The Origin of Jeep Ducking
I guess there is some big Jeep event going on in the Phoenix area right now. I saw a picture posted on social media with a caption that read, “At work during the week of the Jeep Invasion and I’m trying to avoid ducks.”
The photo showed a jeep with a cardboard sign on the windshield which said, “I Don’t Want Your Ducks. Save them for the women and children.” Somebody had come along and left a rubber ducky tucked under the sign with a note.
I thought it was a little grinchy and a little funny, so I shared the post to an Arizona Jeep group I read once in a while.
It seems that it was all started by a Jeep owner named Allison Parliament after an ugly gas station spat in Ontario Canada. Afterwards a friend participate in a much needed pit stop to help Allison calm down. As a joke and to say thank you Allison hid a bag of rubber duckies scattered through out his apartment. Later Allison put one last duck on a fellow Jeep owner’s vehicle with a note saying “nice Jeep.”

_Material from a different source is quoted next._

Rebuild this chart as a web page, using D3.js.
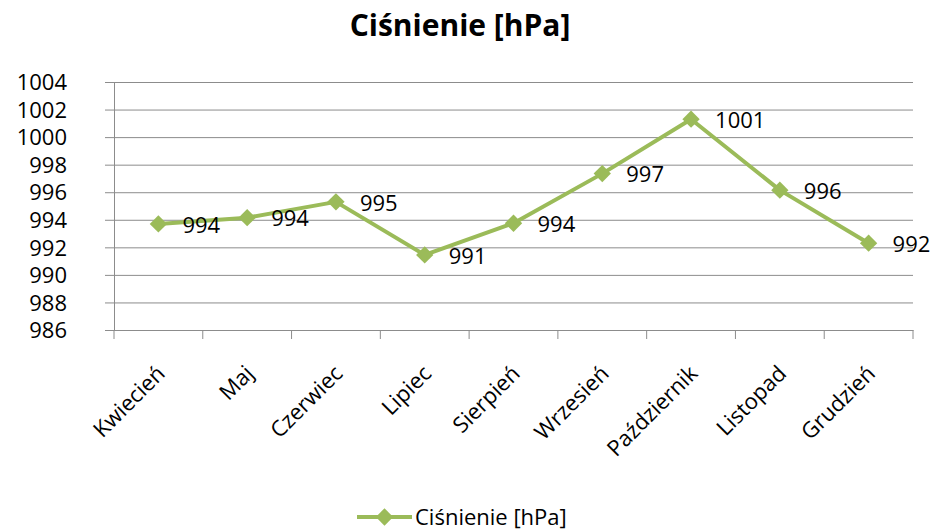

The Jeep owner saw her and suggested she post about it on social media.
Its become a thing with people leaving rubbery duckies on strangers Jeeps they see in a parking lot. They call it ducking, and if you find one on your Jeep you have been ducked. Some people feel quite strongly about it. A few get quite upset about people messing about their vehicle and others take it as a sort of right of passage that somebody “ducked” their Jeep. Many of course are indifferent or get a small smile out of it.
To get back to my story of simply sharing a post. On that Jeep group right now there are 40 comments with most reacting negatively to the sign on the Jeep in the picture. The post right below it posted about the same time talking about the Jeep event say, “Six parking lots full of Jeeps. This is a fun show.” to which at the moment there are only 11 comments. Mostly from people who wish they were at the show.
My Jeep as of yet has not been ducked, or if it has I never noticed and the poor little rubber ducky was lost along the trail somewhere.
Origin story sources include a Jeff Bogle story in Reader’s Digest and an NPR story by A. Martinez and Steve Inskeep.